Prior to beginning, all trainees complete 40 hours of instruction in sexual assault response and advocacy as well as a course in Feminist Multicultural Psychotherapy. Trainees see individual clients, co-facilitate support groups, and become involved in campus and community social justice initiatives.

Bartley says that the counseling at the WRC often involves issues of violence against women, anxiety, depression, and relationships—issues that have not changed much over the past 40-some years. “Women still struggle to balance education, career, and family,” says Bartley. Two topics that currently surface often are racism and homophobia. “We have created a safe place here to discuss these topics,” she says.

INVESTING IN WOMEN

Confronting Challenges: Why the WRC Still Matters

  • Utah has a lower crime rate than most states in every crime except one: rape. It has the highest rate of rape of women in the Continental U.S. (National Violence Against Women Prevention Research Center, 2004)
  • In Utah, one in eight women will be raped in her lifetime, 90 percent before her 18th birthday. (Utah Commission for Criminal and Juvenile Justice, 2006)
  • When rapes occur on college campuses nationwide, the victims are usually young women between ages 18 and 24 and the perpetrators men. Of the women, 84 percent know the perpetrator; 57 percent are on a date with him. In 75 percent of the rapes, the male is under the influence of alcohol, and in 50 percent of rapes the female is. (Utah Coalition Against Sexual Assault)
  • One year after receiving degrees, women working full time already earn 20 percent less than men. A decade after graduation, women earn 30 percent less than men. (American Association of University Women, 2008)

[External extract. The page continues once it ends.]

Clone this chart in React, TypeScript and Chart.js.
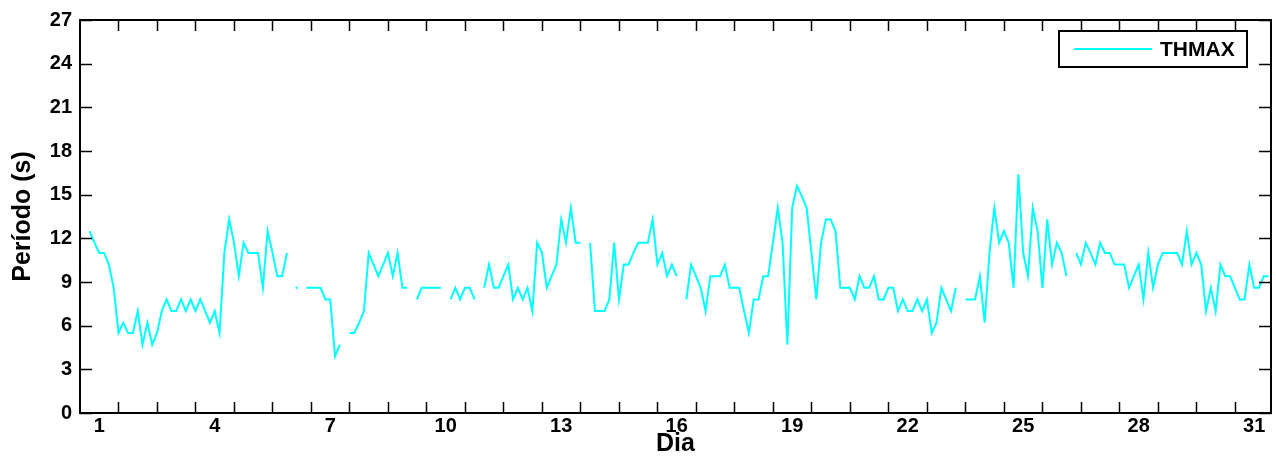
import React, { useEffect, useRef } from "react";
import { Chart, registerables } from "chart.js";

Chart.register(...registerables);

// Days of the month and 3-hourly observation hours
const DAYS = [1, 2, 3, 4, 5, 6, 7, 8, 9, 10, 11, 12, 13, 14, 15, 16, 17, 18, 19, 20, 21, 22, 23, 24, 25, 26, 27, 28, 29, 30, 31];
const HOURS = [0, 3, 6, 9, 12, 15, 18, 21];

// THMAX period (s), one row per day, one value per 3-hour slot (null = missing)
const THMAX: (number | null)[][] = [
  [10.2, null, 12.5, 11.7, 11.0, 11.0, 10.2, 8.6],
  [5.5, 6.2, 5.5, 5.5, 7.0, 4.7, 6.2, 4.7],
  [5.5, 7.0, 7.8, 7.0, 7.0, 7.8, 7.0, 7.8],
  [7.0, 7.8, 7.0, 6.2, 7.0, 5.5, 11.0, 13.3],
  [11.7, 9.4, 11.7, 11.0, 11.0, 11.0, 8.6, 12.5],
  [11.0, 9.4, 9.4, 11.0, null, 8.6, null, 8.6],
  [8.6, 8.6, 8.6, 7.8, 7.8, 3.9, 4.7, null],
  [5.5, 5.5, 6.2, 7.0, 11.0, 10.2, 9.4, 10.2],
  [11.0, 9.4, 11.0, 8.6, 8.6, null, 7.8, 8.6],
  [8.6, 8.6, 8.6, 8.6, null, 7.8, 8.6, 7.8],
  [8.6, 8.6, 7.8, null, 8.6, 10.2, 8.6, 8.6],
  [9.4, 10.2, 7.8, 8.6, 7.8, 8.6, 7.0, 11.7],
  [11.0, 8.6, 9.4, 10.2, 13.3, 11.7, 14.1, 11.7],
  [11.7, null, 11.7, 7.0, 7.0, 7.0, 7.8, 11.7],
  [7.8, 10.2, 10.2, 11.0, 11.7, 11.7, 11.7, 13.3],
  [10.2, 11.0, 9.4, 10.2, 9.4, null, 7.8, 10.2],
  [9.4, 8.6, 7.0, 9.4, 9.4, 9.4, 10.2, 8.6],
  [8.6, 8.6, 7.0, 5.5, 7.8, 7.8, 9.4, 9.4],
  [11.7, 14.1, 11.7, 4.7, 14.1, 15.6, 14.9, 14.1],
  [11.0, 7.8, 11.7, 13.3, 13.3, 12.5, 8.6, 8.6],
  [8.6, 7.8, 9.4, 8.6, 8.6, 9.4, 7.8, 7.8],
  [8.6, 8.6, 7.0, 7.8, 7.0, 7.0, 7.8, 7.0],
  [7.8, 5.5, 6.2, 8.6, 7.8, 7.0, 8.6, null],
  [7.8, 7.8, 7.8, 9.4, 6.2, 11.0, 14.1, 11.7],
  [12.5, 11.7, 8.6, 16.4, 11.0, 9.4, 14.1, 12.5],
  [8.6, 13.3, 10.2, 11.7, 11.0, 9.4, null, 11.0],
  [10.2, 11.7, 11.0, 10.2, 11.7, 11.0, 11.0, 10.2],
  [10.2, 10.2, 8.6, 9.4, 10.2, 7.8, 11.0, 8.6],
  [10.2, 11.0, 11.0, 11.0, 11.0, 10.2, 12.5, 10.2],
  [11.0, 10.2, 7.0, 8.6, 7.0, 10.2, 9.4, 9.4],
  [8.6, 7.8, 7.8, 10.2, 8.6, 8.6, 9.4, 9.4],
];

const X_TICKS = [1, 4, 7, 10, 13, 16, 19, 22, 25, 28, 31];
const Y_TICKS = [0, 3, 6, 9, 12, 15, 18, 21, 24, 27];
const SERIES_LABEL = "THMAX";
const X_TITLE = "Dia";
const Y_TITLE = "Período (s)";

const FONT_FAMILY = "'Liberation Sans', Arial, Helvetica, sans-serif";
const LINE_COLOR = "#00FFFF";

const matlabAxes = {
  id: "matlabAxes",
  afterDraw(chart: any) {
    const { ctx, chartArea } = chart;
    const { left, right, top, bottom } = chartArea;
    const xs = chart.scales.x;
    const ys = chart.scales.y;
    ctx.save();
    ctx.strokeStyle = "#000";
    ctx.lineWidth = 1.5;
    const tl = 11;
    // inward ticks at day boundaries (midnights)
    DAYS.forEach((d) => {
      const px = Math.round(xs.getPixelForValue(d - 0.5)) + 0.5;
      if (px > left + 2 && px < right - 2) {
        ctx.beginPath();
        ctx.moveTo(px, bottom);
        ctx.lineTo(px, bottom - tl);
        ctx.moveTo(px, top);
        ctx.lineTo(px, top + tl);
        ctx.stroke();
      }
    });
    Y_TICKS.forEach((v) => {
      const py = Math.round(ys.getPixelForValue(v)) + 0.5;
      ctx.beginPath();
      ctx.moveTo(left, py);
      ctx.lineTo(left + tl + 1, py);
      ctx.moveTo(right, py);
      ctx.lineTo(right - tl - 1, py);
      ctx.stroke();
    });
    // box
    ctx.lineWidth = 2;
    ctx.strokeRect(left, top, right - left, bottom - top);

    // legend
    const bx = right - 212;
    const by = top + 11;
    const bw = 188;
    const bh = 36;
    ctx.fillStyle = "#fff";
    ctx.fillRect(bx, by, bw, bh);
    ctx.lineWidth = 2;
    ctx.strokeStyle = "#000";
    ctx.strokeRect(bx, by, bw, bh);
    ctx.strokeStyle = LINE_COLOR;
    ctx.lineWidth = 2;
    ctx.beginPath();
    ctx.moveTo(bx + 15, by + 18);
    ctx.lineTo(bx + 93, by + 18);
    ctx.stroke();
    ctx.fillStyle = "#000";
    ctx.font = `bold 21px ${FONT_FAMILY}`;
    ctx.textBaseline = "middle";
    ctx.textAlign = "left";
    ctx.fillText(chart.data.datasets[0].label, bx + 101, by + 19);
    ctx.restore();
  },
};

export default function App() {
  const canvasRef = useRef<HTMLCanvasElement | null>(null);

  useEffect(() => {
    const canvas = canvasRef.current;
    if (!canvas) return;
    const points = DAYS.flatMap((d, di) =>
      HOURS.map((h, hi) => ({ x: d - 0.5 + h / 24, y: THMAX[di][hi] }))
    );
    const tickFont = { family: FONT_FAMILY, size: 20, weight: "bold" as const };
    const titleFont = { family: FONT_FAMILY, size: 25, weight: "bold" as const };
    const chart = new Chart(canvas, {
      type: "line",
      data: {
        datasets: [
          {
            label: SERIES_LABEL,
            data: points as any,
            borderColor: LINE_COLOR,
            backgroundColor: LINE_COLOR,
            borderWidth: 2,
            spanGaps: false,
            tension: 0,
            clip: 2,
            pointRadius: (c: any) => {
              const d = c.dataset.data;
              const i = c.dataIndex;
              const cur = d[i];
              if (!cur || cur.y == null) return 0;
              const prev = i > 0 ? d[i - 1].y : null;
              const next = i < d.length - 1 ? d[i + 1].y : null;
              return prev == null && next == null ? 1.2 : 0;
            },
            pointBorderWidth: 0,
            pointHoverRadius: 0,
          },
        ],
      },
      options: {
        animation: false,
        responsive: false,
        devicePixelRatio: 1,
        parsing: false as any,
        normalized: true,
        layout: { padding: { top: 15, right: 5, left: 0, bottom: 0 } },
        plugins: {
          legend: { display: false },
          tooltip: { enabled: false },
          title: { display: false },
        },
        scales: {
          x: {
            type: "linear",
            min: 0.5,
            max: 31.4375,
            grid: { display: false, drawTicks: false },
            border: { display: false },
            afterBuildTicks: (s: any) => {
              s.ticks = X_TICKS.map((v) => ({ value: v }));
            },
            afterFit: (s: any) => {
              s.height = 46;
            },
            ticks: {
              autoSkip: false,
              maxRotation: 0,
              minRotation: 0,
              color: "#000",
              font: tickFont,
              padding: 1,
              callback: (v: any) => String(v),
            },
            title: {
              display: true,
              text: X_TITLE,
              color: "#000",
              font: titleFont,
              padding: { top: 0, bottom: 0 },
            },
          },
          y: {
            type: "linear",
            min: 0,
            max: 27,
            grid: { display: false, drawTicks: false },
            border: { display: false },
            afterBuildTicks: (s: any) => {
              s.ticks = Y_TICKS.map((v) => ({ value: v }));
            },
            afterFit: (s: any) => {
              s.width = 80;
            },
            ticks: {
              color: "#000",
              font: tickFont,
              padding: 8,
              callback: (v: any) => String(v),
            },
            title: {
              display: true,
              text: Y_TITLE,
              color: "#000",
              font: titleFont,
              padding: { top: 8, bottom: 0 },
            },
          },
        },
      },
      plugins: [matlabAxes],
    });
    return () => chart.destroy();
  }, []);

  return (
    <div style={{ position: "absolute", left: 0, top: 0, width: 1276, height: 459, background: "#fff" }}>
      <canvas ref={canvasRef} width={1276} height={459} style={{ width: 1276, height: 459, display: "block" }} />
    </div>
  );
}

Investing in women is investing in families and in our communities, says Daniels.

Paongo, now a junior in chemical engineering, looks forward to graduating and getting a job that will provide a good future for her children.

Suarez, also a junior, is majoring in health promotion and education and minoring in chemistry. The WRC sponsored her University admission through the alternative admissions program, which allows offices to support students who do not meet traditional admission criteria. Yet she has succeeded, wonderfully well: She has been on the Dean’s List, is a part of the Honors College, and plans to apply to medical school.

Suarez is receiving a Michael Foundation Scholarship, designated for high-achieving women of an ethnic minority who face financial challenges and the pressure of being a first-generation college student. All five WRC scholarship recipients maintain a cumulative GPA of 3.5 or better and plan to pursue professional degrees.

Besides scholarships to help students enroll and stay in college, the WRC offers emergency grants. When Suarez’s mother lost her job, her family felt they had no one to turn to. Suarez shared her concerns with Hall, who offered emergency funds. “The money helped our family get ourselves back on our feet,” says Suarez. And it allowed her to stay in school.

“For some students, $300 or $400 can make the difference between staying in school or dropping out,” says Daniels.

COMFORT IN TOUGH TIMES

Like other offices on campus, the WRC faces increasing challenges in light of overall university budget cuts and the economic downturn nationwide. It will be more difficult for students to afford college and to keep going once they begin. To meet these challenges, the WRC hopes to increase its fund-raising through the help of a community advisory board and to build its visibility in the community. Daniels wants to get the word out that the WRC exists and serves the needs of many students, not just women and not just those who consider themselves feminists.

She also wants students to know that someone cares. “If you can find a connection and a niche, it can help you not get discouraged when times get tough,” she says. “Please ask for help before you walk away from your education. Here you have a place to come if you need help figuring things out or even if you just need a quiet spot.”

—Susan Vogel is a freelance writer and publisher based in Salt Lake City.